Зато и Сережа любил старого князя по-детски корыстной, может быть, но доверчивой любовью. Для него ничего не могло быть интереснее сказок старика. В этих сказках все было по правде, а не по силе. Если же и случалась беда у лесного народа, в последний час на помощь всегда приходил медведь Лиль-их[6] и выручал свой народ.
Но жить тяжело было даже в сказках. Значительно позже узнал Сережка, почему у многих сказок были несчастливые концы. Он видел голодных, истощенных остяков, приходивших к своему князю, видел на их лицах следы лесной болезни — цинги, видел, как подолгу молчали они, сидя в курной избе Каркудинова, вздыхая и посасывая трубочки с самосадом, который всегда держал для гостей старый князь.
Советская земля кончалась на водоразделе. Дальше было враждебное государство Усть-Сысольского уезда, созданное беглыми белогвардейцами и финскими диверсантами, мечтавшими о Великой Суоми от Балтики до Урала. Купцы из уездного города увезли свои товары на Печору и отсиживались там, ожидая, когда будет разбита армия Саламатова, чтобы вернуться по домам и начать прежнюю жизнь. Они приторговывали с зырянами, но дела звали их на Резвую. Здесь были должники их, здесь, у остяков, лежали скопленные за последние годы меха. Меха могли уйти на Обь по старой уральской дороге через Вышьюру и Ним. Триста лет искали ее воеводы и ярыжки, да так и не могли найти, но каждый лесной человек узнавал приметы этой дороги от стариков.
Ранней зимой девятнадцатого года остяки прикочевали к селу. Противоположный берег покрылся чумами. На снегу зачернела ископыть олешков, кормившихся по увалам, где редкими плешинами рос ягель. Три старика на лыжах пересекли по льду реку под любопытствующими взглядами сельчан. За плечами они несли туго набитые торока[7]. Сережка, карауливший удобную минуту, чтобы заглянуть к Каркудинову, прошмыгнул вслед за ними.
Войдя в избу, остяки поклонились князю, высыпали из тороков меха, завалив ими весь земляной пол избы. Никогда до этого Сережка не видал столько мехов. Тут были не только лисы и куницы, — а за ними чаще всего охотились деревенские добытчики, — но и соболь и кидус. Больше же всего было белых шкурок горностая с черными кончиками на хвостах.
Долго сидели остяки на земляном полу, привалясь к стенке, натертой за многие годы до блеска. Чуть выше отлакированной полосы была полоса жирная, лоснящаяся — там, где черные прямые волосы гостей прикасались к четвертому венцу избы. Гости были сердитые, голоса их звучали все громче и громче.

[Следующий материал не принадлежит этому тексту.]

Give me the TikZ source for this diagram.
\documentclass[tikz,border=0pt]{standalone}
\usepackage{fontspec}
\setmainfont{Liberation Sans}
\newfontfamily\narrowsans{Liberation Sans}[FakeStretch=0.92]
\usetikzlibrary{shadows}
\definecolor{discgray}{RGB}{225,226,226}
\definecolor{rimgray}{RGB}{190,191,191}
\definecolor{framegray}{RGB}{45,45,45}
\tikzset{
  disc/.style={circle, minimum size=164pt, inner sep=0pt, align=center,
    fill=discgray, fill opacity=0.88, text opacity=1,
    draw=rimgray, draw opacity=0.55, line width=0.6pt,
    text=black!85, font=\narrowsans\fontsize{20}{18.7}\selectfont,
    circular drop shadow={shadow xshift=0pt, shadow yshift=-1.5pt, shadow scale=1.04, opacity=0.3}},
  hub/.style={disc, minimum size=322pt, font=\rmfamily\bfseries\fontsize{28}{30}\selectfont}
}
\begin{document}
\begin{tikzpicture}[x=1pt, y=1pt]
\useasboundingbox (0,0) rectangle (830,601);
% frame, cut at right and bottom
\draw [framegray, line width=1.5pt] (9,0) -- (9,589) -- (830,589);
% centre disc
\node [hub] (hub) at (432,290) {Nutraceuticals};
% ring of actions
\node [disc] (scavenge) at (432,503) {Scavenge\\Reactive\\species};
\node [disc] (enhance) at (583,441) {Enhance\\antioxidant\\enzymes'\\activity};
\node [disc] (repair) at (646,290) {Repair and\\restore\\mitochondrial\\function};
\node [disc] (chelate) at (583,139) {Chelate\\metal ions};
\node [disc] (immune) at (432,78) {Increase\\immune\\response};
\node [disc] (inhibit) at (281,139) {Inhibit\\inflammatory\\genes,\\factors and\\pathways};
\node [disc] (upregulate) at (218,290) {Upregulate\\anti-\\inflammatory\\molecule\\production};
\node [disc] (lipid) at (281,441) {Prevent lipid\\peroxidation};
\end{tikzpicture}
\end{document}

Сережка спрятался за спиной Каркудинова, но больше всего он испугался, увидев, как из красных глаз Каркудинова потекли по морщинистым коричневым щекам крохотные мутные слезинки, которые старый сказочник так и не стряхнул, не стер, будто пропали у него силы. Потом гости ушли, а Сережка долго еще сидел в избе и слушал, как трудно дышит старик. Мальчик ждал, не зажжет ли сказочник огонь в кованом светце с тремя щипцами, в которые вставляли лучину. Но старик не двигался и молчал.
Когда уже стало совсем темно, старик вдруг окликнул его:
— Сергуня, в чьем доме комиссар живет?
— У Никитиных, — ответил Сережка.
— Проводи меня к нему.
Старик поднялся, вздул огонь, зажег светец, — все это делал он неторопливо, обстоятельно, как и раньше, но Сережка видел, что медлительность старика происходит от слабости, и осторожно сказал:
— Дедушка, может, утром-то легче идти?
— Не только свету, что в солнце, парень, — непонятно ответил князь и подал Сережке один из больших, но легких и мягких мешков, набитых мехами. — Этот вот ты понесешь, а этот — я. — И так же непонятно добавил: — Дитячье сердце, что птенец, — мягкое да пушистое, может, рука не сожмет, побоится.
Сережке показалось, что старик заговаривается, и он испугался. Но ведь и сказки его иной раз было трудно понять. И Сережка пошел впереди князя, который по вечерам плохо видел из-за куриной слепоты, нападавшей на него по осеням и веснам. Старик нес большой мешок, прихватив его левой рукой через плечо, а правой держался за Сережку.
6
Их — по-остяцки медведь, в данном случае — бог-медведь.
7
Торока́ — особый вид упаковки поклажи.